Since Internet doesn't work with MAC-addresses, a translation to an IP-address is needed. Hence, ARP.
Why would you want to watch ARPs?
Simple: security.
If you know every single MAC-address in your own network, you'll know which devices are connected into it. If you think of it, there exists a limited set of devices you WANT to have in your network. Most of them are most probably your own, but what if one isn't? Wouldn't it be cool to get an alert quickly every time your network sees a device it has never seen before. In my thinking, yes! That would be really cool.
OUIs
Like in shopping-TV, there is more! A 48-bit MAC-address uniquely identifies the hardware connected to an Ethernet network, but it also identifies the manufacturer. Since IEEE is the standards body for both wired and wireless Ethernet (aka. Wi-Fi), they maintain a database of Organizationally unique identifiers.
An organizationally unique identifier (OUI) is a 24-bit number that uniquely identifies a vendor, manufacturer, or other organization.
OUIs are purchased from the Institute of Electrical and Electronics Engineers (IEEE) Registration Authority by the assignee (IEEE term for the vendor, manufacturer, or other organization).
The list is freely available at http://standards-oui.ieee.org/oui/oui.csv in CSV-format. Running couple sample queries for hardware seen in my own network:
$ fgrep "MA-L,544249," oui.csv
MA-L,544249,Sony Corporation,Gotenyama Tec 5-1-2 Tokyo Shinagawa-ku JP 141-0001
$ fgrep "MA-L,3C15C2," oui.csv
MA-L,3C15C2,"Apple, Inc.",1 Infinite Loop Cupertino CA US 95014
As we all know, CSV is handy but ugly. My favorite tool Wireshark does pre-process the ugly CSV into something it can chew without gagging. In Wireshark source code there is a tool, make-manuf.py
producing output file of manuf
containing the information in a more user-friendly way.
Same queries there against Wireshark-processed database:
$ egrep "(54:42:49|3C:15:C2)" manuf
3C:15:C2 Apple Apple, Inc.
54:42:49 Sony Sony Corporation
However, arpwatch doesn't read that file, a minor tweak is required. I'm running following:
perl -ne 'next if (!/^([0-9A-F:]+)\s+(\S+)\s+(.+)$/); print "$1\t$3\n"' manuf
... and it will produce a new database usable for arpwatch.
Trivial piece of information: Apple, Inc. has 789 OUI-blocks in the manuf
-file. Given 24-bit addressing they have 789 times 16M addresses available for their devices. That's over 13 billion device MAC-addresses reserved. Nokia has only 248 blocks.

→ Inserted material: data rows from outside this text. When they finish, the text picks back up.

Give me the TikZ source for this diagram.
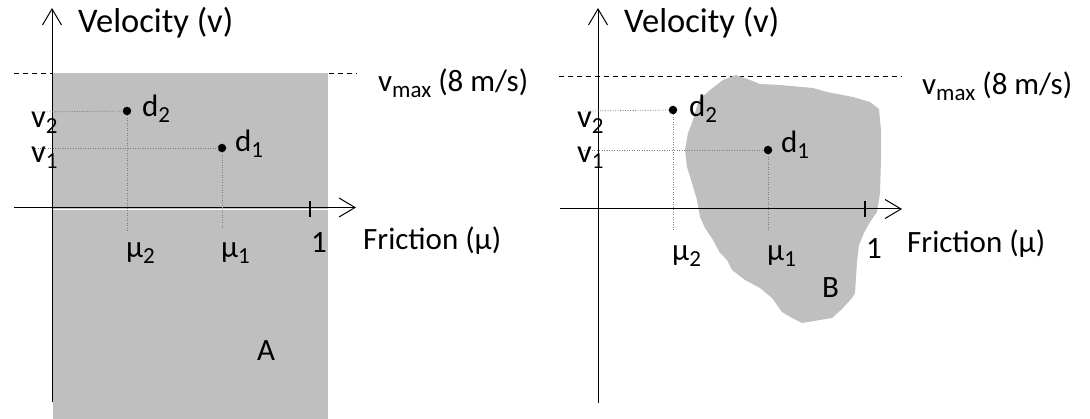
\documentclass[tikz,border=0pt]{standalone}
\usepackage{fontspec}
\setmainfont{Carlito}
\usetikzlibrary{arrows.meta}
\definecolor{regiongray}{RGB}{191,191,191}
\definecolor{guidegray}{RGB}{125,125,125}
\newcommand{\bigtxt}{\fontsize{31}{37}\selectfont}
\newcommand{\titletxt}{\fontsize{34.5}{40}\selectfont}
\newcommand{\lbltxt}{\fontsize{32.5}{38}\selectfont}
\newcommand{\subtxt}[1]{\raisebox{-6pt}{\fontsize{23}{26}\selectfont #1}}
\begin{document}
\begin{tikzpicture}[x=1pt,y=-1pt,
  lbl/.style={anchor=base west, inner sep=0pt, font=\bigtxt},
  title/.style={lbl, font=\titletxt},
  ptlbl/.style={lbl, font=\lbltxt},
  unitlbl/.style={lbl, font=\bigtxt},
  axisline/.style={line width=1pt, -{Straight Barb[length=16pt,width=19pt]}},
  guide/.style={guidegray, line width=0.7pt, dash pattern=on 1pt off 1.5pt},
  limitline/.style={line width=0.8pt, dash pattern=on 5pt off 4pt},
  dotnode/.style={circle, fill=black, inner sep=0pt, minimum size=8.5pt},
  tickline/.style={line width=1.4pt},
  region/.style={fill=regiongray}]
\useasboundingbox (0,0) rectangle (1090,419);

% ---------------- left panel ----------------
\coordinate (lA0) at (14,73);
\coordinate (lA1) at (357,73);
\draw[limitline] (lA0) -- (lA1);
\fill[region] (53,73.5) rectangle (328,419);

\coordinate (xA0) at (14,207.5);
\coordinate (xA1) at (356,207.5);
\coordinate (yA0) at (52,402);
\coordinate (yA1) at (52,8);
\draw[axisline] (xA0) -- (xA1);
\draw[white, line width=1pt] (53,209.3) -- (328,209.3);
\draw[axisline] (yA0) -- (yA1);
\coordinate (tA0) at (310,201);
\coordinate (tA1) at (310,217);
\draw[tickline] (tA0) -- (tA1);

\node[dotnode] (dA2) at (127,111) {};
\node[dotnode] (dA1) at (222,148) {};
\coordinate (hA2) at (37,112);
\coordinate (hA1) at (35,148);
\coordinate (mA2) at (127,231);
\coordinate (mA1) at (222,229);
\draw[guide] (hA2) -- (dA2);
\draw[guide] (hA1) -- (dA1);
\draw[guide] (dA2) -- (mA2);
\draw[guide] (dA1) -- (mA1);

\node[title] (velA) at (78,33) {Velocity (v)};
\node[lbl] (vmaxA) at (378,92) {v\subtxt{max} (8 m/s)};
\node[lbl] (fricA) at (363,250) {Friction (μ)};
\node[unitlbl] (oneA) at (311,253) {1};
\node[lbl] (muA2) at (126,258) {μ\subtxt{2}};
\node[lbl] (muA1) at (221,258) {μ\subtxt{1}};
\node[ptlbl] (vA2) at (31,128) {v\subtxt{2}};
\node[ptlbl] (vA1) at (31,163) {v\subtxt{1}};
\node[lbl] (ldA2) at (142,117) {d\subtxt{2}};
\node[lbl] (ldA1) at (235,152) {d\subtxt{1}};
\node[lbl] (labA) at (257,361) {A};

% ---------------- right panel ----------------
\coordinate (lB0) at (559,76);
\coordinate (lB1) at (902,76);
\draw[limitline] (lB0) -- (lB1);
\fill[region]
 (736,75) -- (750,80) -- (760,84) -- (780,85) -- (813,88) -- (827,92) -- (853,97) -- (870,102) -- (879,109)
 -- (881,130) -- (881,160) -- (880,193) -- (877,212) -- (870,222) -- (864,233) -- (859,245) -- (857,262)
 -- (855,293) -- (852,298) -- (842,309) -- (832,318) -- (802,323) -- (792,318) -- (782,312) -- (772,298)
 -- (760,288) -- (745,280) -- (732,270) -- (727,260) -- (720,253) -- (713,240) -- (705,228) -- (700,217)
 -- (697,200) -- (692,183) -- (687,167) -- (685,150) -- (688,133) -- (692,123) -- (695,113) -- (699,100)
 -- (710,90) -- (723,80) -- cycle;

\coordinate (xB0) at (560,209);
\coordinate (xB1) at (902,209);
\coordinate (yB0) at (598,403);
\coordinate (yB1) at (598,8);
\draw[axisline] (xB0) -- (xB1);
\draw[axisline] (yB0) -- (yB1);
\coordinate (tB0) at (865,201);
\coordinate (tB1) at (865,217);
\draw[tickline] (tB0) -- (tB1);

\node[dotnode] (dB2) at (673,110) {};
\node[dotnode] (dB1) at (768,150) {};
\coordinate (hB2) at (585,111);
\coordinate (hB1) at (584,150);
\coordinate (mB2) at (673,230);
\coordinate (mB1) at (768,230);
\draw[guide] (hB2) -- (dB2);
\draw[guide] (hB1) -- (dB1);
\draw[guide] (dB2) -- (mB2);
\draw[guide] (dB1) -- (mB1);

\node[title] (velB) at (624,33) {Velocity (v)};
\node[lbl] (vmaxB) at (922,95) {v\subtxt{max} (8 m/s)};
\node[lbl] (fricB) at (907,253) {Friction (μ)};
\node[unitlbl] (oneB) at (866,259) {1};
\node[lbl] (muB2) at (672,261) {μ\subtxt{2}};
\node[lbl] (muB1) at (767,261) {μ\subtxt{1}};
\node[ptlbl] (vB2) at (577,128) {v\subtxt{2}};
\node[ptlbl] (vB1) at (577,163) {v\subtxt{1}};
\node[lbl] (ldB2) at (689,117) {d\subtxt{2}};
\node[lbl] (ldB1) at (781,153) {d\subtxt{1}};
\node[lbl] (labB) at (822,298) {B};
\end{tikzpicture}
\end{document}
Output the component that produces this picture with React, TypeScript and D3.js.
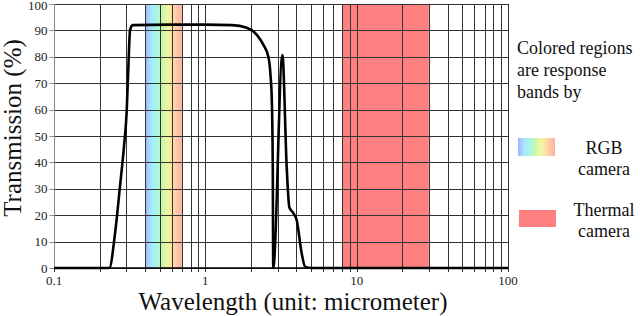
import * as d3 from "d3";

// transmission curve (wavelength in micrometers, transmission in %)
const WAVELENGTH = [
  0.1, 0.232, 0.253, 0.273, 0.29, 0.302, 0.31, 0.318, 0.331, 0.6, 1.0, 1.5,
  1.876, 2.19, 2.42, 2.61, 2.7, 2.75, 2.79, 2.81, 3.23, 3.45, 3.59, 3.81, 4.02,
  4.33, 4.56, 5, 100,
];
const TRANSMISSION = [
  0, 0, 13, 31, 46, 59, 76, 90, 92, 92.2, 92.2, 92, 91, 88.3, 84.5, 80, 72.5,
  63.6, 38, 0, 80.7, 38, 23, 20.8, 18, 5.6, 0.5, 0, 0,
];

const X_TICKS = [0.1, 1, 10, 100];
const X_TICK_LABELS = ["0.1", "1", "10", "100"];
const Y_TICKS = [0, 10, 20, 30, 40, 50, 60, 70, 80, 90, 100];

const RGB_BAND = [0.4, 0.7];
const THERMAL_BAND = [8, 30];
const RAINBOW = [
  { t: 0, c: "#9db2ff" },
  { t: 0.16, c: "#a8e6ff" },
  { t: 0.32, c: "#a8f6e6" },
  { t: 0.45, c: "#c4f6b0" },
  { t: 0.6, c: "#eef8a2" },
  { t: 0.75, c: "#ffe0a4" },
  { t: 0.87, c: "#ffc8a8" },
  { t: 1, c: "#ffb09e" },
];
const THERMAL_COLOR = "#ff8080";

const NOTE = ["Colored regions", "are response", "bands by"];

const FONT = "Times New Roman";

const x = d3.scaleLog().domain([0.1, 100]).range([54, 508]);
const y = d3.scaleLinear().domain([0, 100]).range([268, 4]);

const minor: number[] = [];
[0.1, 1, 10].forEach((d) => { for (let k = 1; k < 10; k++) minor.push(d * k); });
minor.push(100);

const snap = (v: number) => Math.round(v) + 0.5;

export default function App() {
  const pts = WAVELENGTH.map((w, i) => [w, TRANSMISSION[i]] as [number, number]);
  const line = d3.line<[number, number]>()
    .x((d) => x(d[0])).y((d) => y(d[1]))
    .curve(d3.curveMonotoneX);
  const x0 = snap(x(0.1));
  const top = y(100);
  const bottom = y(0);

  return (
    <svg width={640} height={316}
      style={{ position: "absolute", left: 0, top: 0 }}>
      <rect width={640} height={316} fill="#fff" />
      <defs>
        <linearGradient id="rainbow">
          {RAINBOW.map((s) => <stop key={s.t} offset={s.t} stopColor={s.c} />)}
        </linearGradient>
      </defs>

      {/* bands */}
      <rect x={x(RGB_BAND[0])} y={top} width={x(RGB_BAND[1]) - x(RGB_BAND[0])}
        height={bottom - top} fill="url(#rainbow)" />
      <rect x={x(THERMAL_BAND[0])} y={top} width={x(THERMAL_BAND[1]) - x(THERMAL_BAND[0])}
        height={bottom - top} fill={THERMAL_COLOR} />

      {/* grid */}
      <g stroke="#333" strokeWidth={1}>
        {minor.map((v) => (
          <line key={v} x1={snap(x(v))} x2={snap(x(v))} y1={top} y2={bottom + 4} />
        ))}
        {Y_TICKS.map((v) => (
          <line key={v} x1={x0} x2={x(100)} y1={snap(y(v))} y2={snap(y(v))} />
        ))}
      </g>

      {/* y axis */}
      <g stroke="#888">
        <line x1={x0} x2={x0} y1={top} y2={bottom} />
        {Y_TICKS.map((v) => <line key={v} x1={x0 - 5} x2={x0} y1={snap(y(v))} y2={snap(y(v))} />)}
      </g>
      {Y_TICKS.map((v) => (
        <text key={v} x={x0 - 7} y={Math.max(y(v) + 4.5, 10)} textAnchor="end"
          fontFamily={FONT} fontSize={13} fill="#222">{v}</text>
      ))}

      {/* x axis */}
      <line x1={x(0.1)} x2={x(100)} y1={bottom} y2={bottom} stroke="#000" strokeWidth={1.5} />
      {X_TICKS.map((v, i) => (
        <text key={v} x={x(v)} y={bottom + 17} textAnchor="middle"
          fontFamily={FONT} fontSize={13} fill="#222">{X_TICK_LABELS[i]}</text>
      ))}

      {/* curve */}
      <path d={line(pts) ?? ""} fill="none" stroke="#000" strokeWidth={2.6} strokeLinejoin="round" />

      {/* axis titles */}
      <text transform="translate(21,128) rotate(-90)" textAnchor="middle"
        fontFamily={FONT} fontSize={25} fill="#111">Transmission (%)</text>
      <text x={293} y={310} textAnchor="middle"
        fontFamily={FONT} fontSize={25} fill="#111">Wavelength (unit: micrometer)</text>

      {/* legend */}
      {NOTE.map((t, i) => (
        <text key={t} x={517} y={54 + i * 22} fontFamily={FONT} fontSize={18} fill="#111">{t}</text>
      ))}
      <rect x={518} y={138} width={37} height={18} fill="url(#rainbow)" />
      <rect x={519} y={210} width={37} height={17} fill={THERMAL_COLOR} />
      <text x={604} y={154} textAnchor="middle" fontFamily={FONT} fontSize={18} fill="#111">RGB</text>
      <text x={604} y={175} textAnchor="middle" fontFamily={FONT} fontSize={18} fill="#111">camera</text>
      <text x={604} y={216} textAnchor="middle" fontFamily={FONT} fontSize={18} fill="#111">Thermal</text>
      <text x={604} y={237} textAnchor="middle" fontFamily={FONT} fontSize={18} fill="#111">camera</text>
    </svg>
  );
}
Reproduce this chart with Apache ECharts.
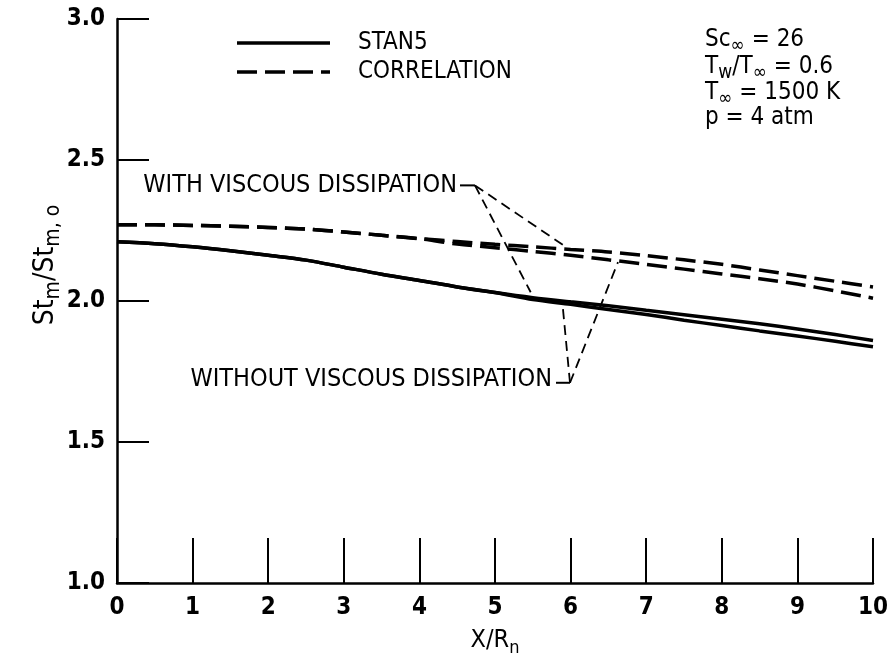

Practical ARP with a Blu-ray -player
Let's take a snapshot of traffic.
This s a typical boot sequence of a Sony Blu-ray player BDP-S370. What happens is:
- (Frames 1 & 2) Device will obtain an IPv4-address with DHCP, Discover / Offer / Request is missing the middle piece. Hm. weird.
- (Frame 3) Instantly after knowing the own IPv4-address, the device will ARP-request the router (192.168.1.1) MAC-address as the device wants to talk into Internet.
- (Frames 5 & 6) Device will ping (ICMP echo request) the router to verify its existence and availability.
- (Frames 7-9) Device won't use DHCP-assigned DNS, but will do some querying of its own (discouraged!) and check if a new firmware is available at
blu-ray.update.sony.net
. - (Frame 12) Device starts populating its own ARP-cache and will query for a device it saw in the network. Response is not displayed.
- (Frames 13 & 14) Router at 192.168.1.1 needs to populate its ARP-cache and will query for the Blu-ray player's IPv4-address. Device will respond to request.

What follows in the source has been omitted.